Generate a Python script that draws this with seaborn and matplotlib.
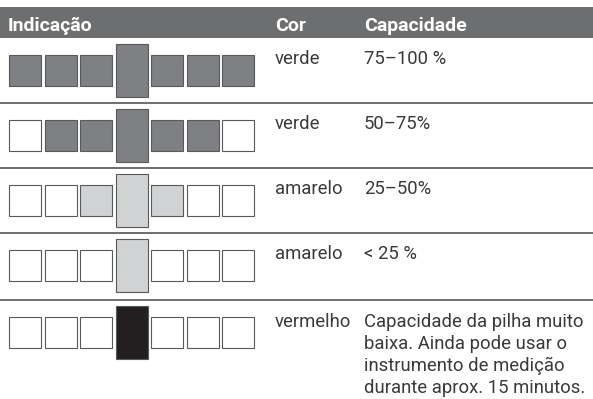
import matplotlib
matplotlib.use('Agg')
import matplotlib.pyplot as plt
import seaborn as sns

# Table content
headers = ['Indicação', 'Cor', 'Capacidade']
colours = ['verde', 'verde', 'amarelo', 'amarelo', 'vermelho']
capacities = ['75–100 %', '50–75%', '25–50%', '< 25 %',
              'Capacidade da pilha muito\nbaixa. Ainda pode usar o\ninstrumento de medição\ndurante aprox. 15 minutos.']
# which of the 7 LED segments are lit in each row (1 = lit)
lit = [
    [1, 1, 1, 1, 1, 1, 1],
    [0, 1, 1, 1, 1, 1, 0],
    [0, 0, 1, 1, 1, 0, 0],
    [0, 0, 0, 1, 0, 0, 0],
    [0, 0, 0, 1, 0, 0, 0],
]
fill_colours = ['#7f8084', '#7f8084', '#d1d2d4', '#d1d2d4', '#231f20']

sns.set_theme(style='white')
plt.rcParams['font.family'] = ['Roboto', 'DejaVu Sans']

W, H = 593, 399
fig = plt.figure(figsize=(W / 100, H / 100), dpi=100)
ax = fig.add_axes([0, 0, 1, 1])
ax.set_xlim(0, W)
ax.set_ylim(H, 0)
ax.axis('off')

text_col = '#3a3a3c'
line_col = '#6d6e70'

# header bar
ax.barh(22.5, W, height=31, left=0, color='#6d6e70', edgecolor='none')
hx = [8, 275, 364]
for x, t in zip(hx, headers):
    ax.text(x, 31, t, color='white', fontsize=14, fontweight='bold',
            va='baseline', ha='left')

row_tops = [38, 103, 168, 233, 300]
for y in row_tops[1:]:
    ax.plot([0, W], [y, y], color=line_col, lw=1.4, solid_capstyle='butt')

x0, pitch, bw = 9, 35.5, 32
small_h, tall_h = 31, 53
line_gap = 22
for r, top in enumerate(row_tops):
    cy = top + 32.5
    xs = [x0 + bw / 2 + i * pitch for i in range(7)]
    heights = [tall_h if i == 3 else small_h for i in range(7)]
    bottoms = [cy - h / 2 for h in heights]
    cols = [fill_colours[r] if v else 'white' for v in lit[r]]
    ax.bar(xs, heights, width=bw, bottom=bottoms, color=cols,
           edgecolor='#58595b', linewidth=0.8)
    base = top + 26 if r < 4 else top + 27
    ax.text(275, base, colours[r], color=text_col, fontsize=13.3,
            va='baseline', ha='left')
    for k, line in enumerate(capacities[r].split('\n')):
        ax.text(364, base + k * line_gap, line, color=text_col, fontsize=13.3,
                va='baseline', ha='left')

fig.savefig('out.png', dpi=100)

_Task brief_
Repeat the material above word for word and skip every image in it.

_Right answer_
Generate a Python script that draws this with seaborn and matplotlib.
import matplotlib
matplotlib.use('Agg')
import matplotlib.pyplot as plt
import seaborn as sns

# Table content
headers = ['Indicação', 'Cor', 'Capacidade']
colours = ['verde', 'verde', 'amarelo', 'amarelo', 'vermelho']
capacities = ['75–100 %', '50–75%', '25–50%', '< 25 %',
              'Capacidade da pilha muito\nbaixa. Ainda pode usar o\ninstrumento de medição\ndurante aprox. 15 minutos.']
# which of the 7 LED segments are lit in each row (1 = lit)
lit = [
    [1, 1, 1, 1, 1, 1, 1],
    [0, 1, 1, 1, 1, 1, 0],
    [0, 0, 1, 1, 1, 0, 0],
    [0, 0, 0, 1, 0, 0, 0],
    [0, 0, 0, 1, 0, 0, 0],
]
fill_colours = ['#7f8084', '#7f8084', '#d1d2d4', '#d1d2d4', '#231f20']

sns.set_theme(style='white')
plt.rcParams['font.family'] = ['Roboto', 'DejaVu Sans']

W, H = 593, 399
fig = plt.figure(figsize=(W / 100, H / 100), dpi=100)
ax = fig.add_axes([0, 0, 1, 1])
ax.set_xlim(0, W)
ax.set_ylim(H, 0)
ax.axis('off')

text_col = '#3a3a3c'
line_col = '#6d6e70'

# header bar
ax.barh(22.5, W, height=31, left=0, color='#6d6e70', edgecolor='none')
hx = [8, 275, 364]
for x, t in zip(hx, headers):
    ax.text(x, 31, t, color='white', fontsize=14, fontweight='bold',
            va='baseline', ha='left')

row_tops = [38, 103, 168, 233, 300]
for y in row_tops[1:]:
    ax.plot([0, W], [y, y], color=line_col, lw=1.4, solid_capstyle='butt')

x0, pitch, bw = 9, 35.5, 32
small_h, tall_h = 31, 53
line_gap = 22
for r, top in enumerate(row_tops):
    cy = top + 32.5
    xs = [x0 + bw / 2 + i * pitch for i in range(7)]
    heights = [tall_h if i == 3 else small_h for i in range(7)]
    bottoms = [cy - h / 2 for h in heights]
    cols = [fill_colours[r] if v else 'white' for v in lit[r]]
    ax.bar(xs, heights, width=bw, bottom=bottoms, color=cols,
           edgecolor='#58595b', linewidth=0.8)
    base = top + 26 if r < 4 else top + 27
    ax.text(275, base, colours[r], color=text_col, fontsize=13.3,
            va='baseline', ha='left')
    for k, line in enumerate(capacities[r].split('\n')):
        ax.text(364, base + k * line_gap, line, color=text_col, fontsize=13.3,
                va='baseline', ha='left')

fig.savefig('out.png', dpi=100)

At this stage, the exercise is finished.